Giornate nere, nerissime, per Schifani. Che incassa anche la delusione per essere stato “rimbalzato” nella corsa a un posto al sole nella segreteria nazionale di Forza Italia, con strada sbarrata nelle ultime ore persino da Marta Fascina: scontata la nomination del governatore della Calabria, Roberto Occhiuto, come vice di Antonio Tajani (assieme al collega piemontese Roberto Cirio), il terzo posto andrebbe a Deborah Bergamini, mentre la vedova di Silvio Berlusconi avrebbe espresso il suo niet anche per il quarto “strapuntino” di consolazione per Schifani, destinato invece a Stefano Benigni, già responsabile giovani e fedelissimo della deputata eletta in Sicilia. Insomma: niente da fare.

E ora che si fa?

E adesso alla Regione che si fa? La linea prevalente, fino a ieri sera, è che «ognuno si risolve i problemi a casa sua». Nessun vertice di maggioranza, almeno nei prossimi giorni. Oggi la giunta tornerà a riunirsi per deliberare su un dossier a cui Schifani ha lavorato a testa bassa anche nelle ore successive al flop d’aula: le proposte della Regione al ministero del Sud per l’accordo di coesione annunciato qualche giorno fa a Catania da Giorgia Meloni. E poi non succederà nulla (o quasi) fino alle Europee. Nemmeno l’altra norma di bandiera di FdI sarà più discussa all’Ars: la sanatoria sulle ville abusive sulla costa, come annunciato da Galvagno in conferenza dei capigruppo, è stata «stralciata». Su preciso input dei vertici nazionali del partito (si dice Giovanni Donzelli) che non volevano «altri casini siciliani» in campagna elettorale.
Alla fine la soluzione è più che gattopardesca: stavolta non si cambia tutto per non cambiare nulla, ma non si cambia nulla e basta.
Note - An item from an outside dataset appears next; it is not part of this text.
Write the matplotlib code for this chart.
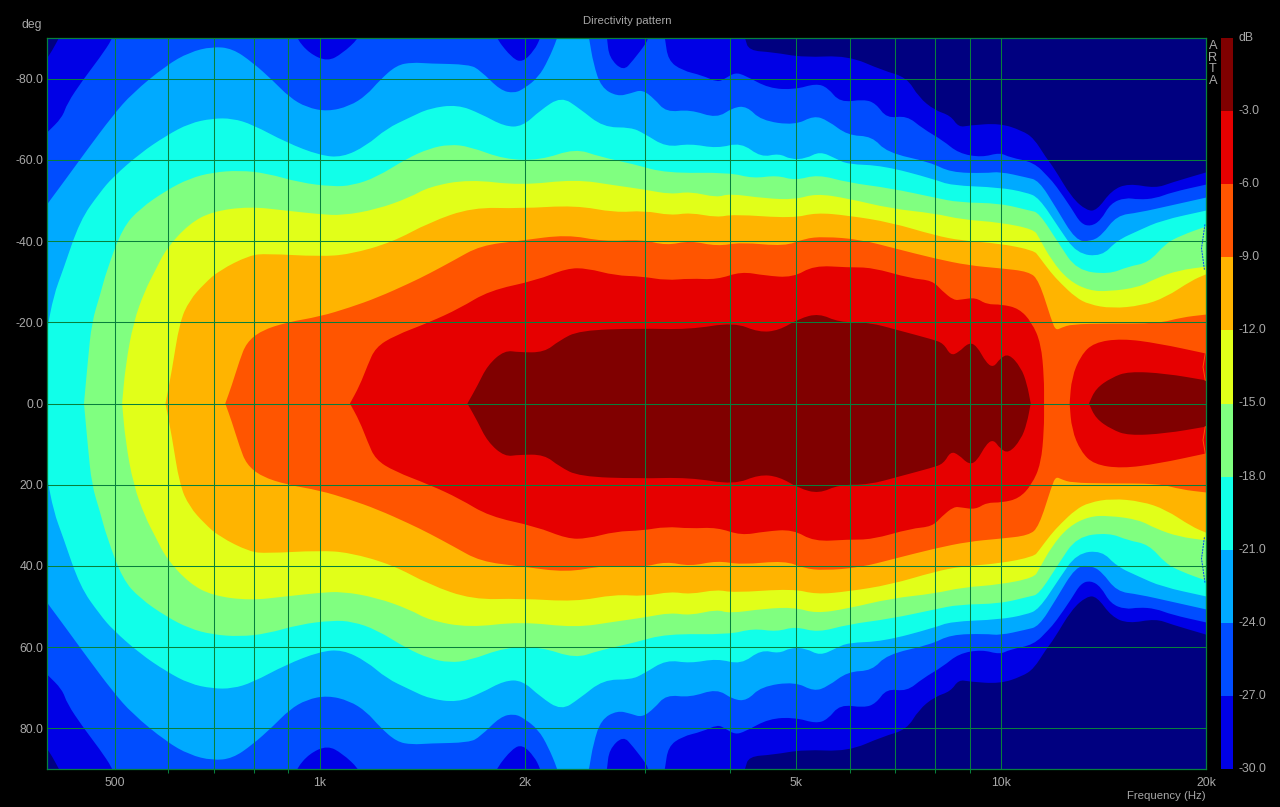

Fanno quasi tenerezza le poche righe concordate da Schifani con Galvagno per darle in pasto ai giornalisti. «Incidenti di questo tipo non sono più accettabili, a maggior ragione su temi che rappresentano i pilastri del programma di governo». Con annesso avviso ai naviganti-alleati: «Nel caso in cui fatti del genere dovessero ripetersi, verranno assunte decisioni politicamente importanti». Un “penultimatum”. Un bicchiere d’acqua fresca, nel bel mezzo dell’incendio che divampa nel centrodestra alla Regione.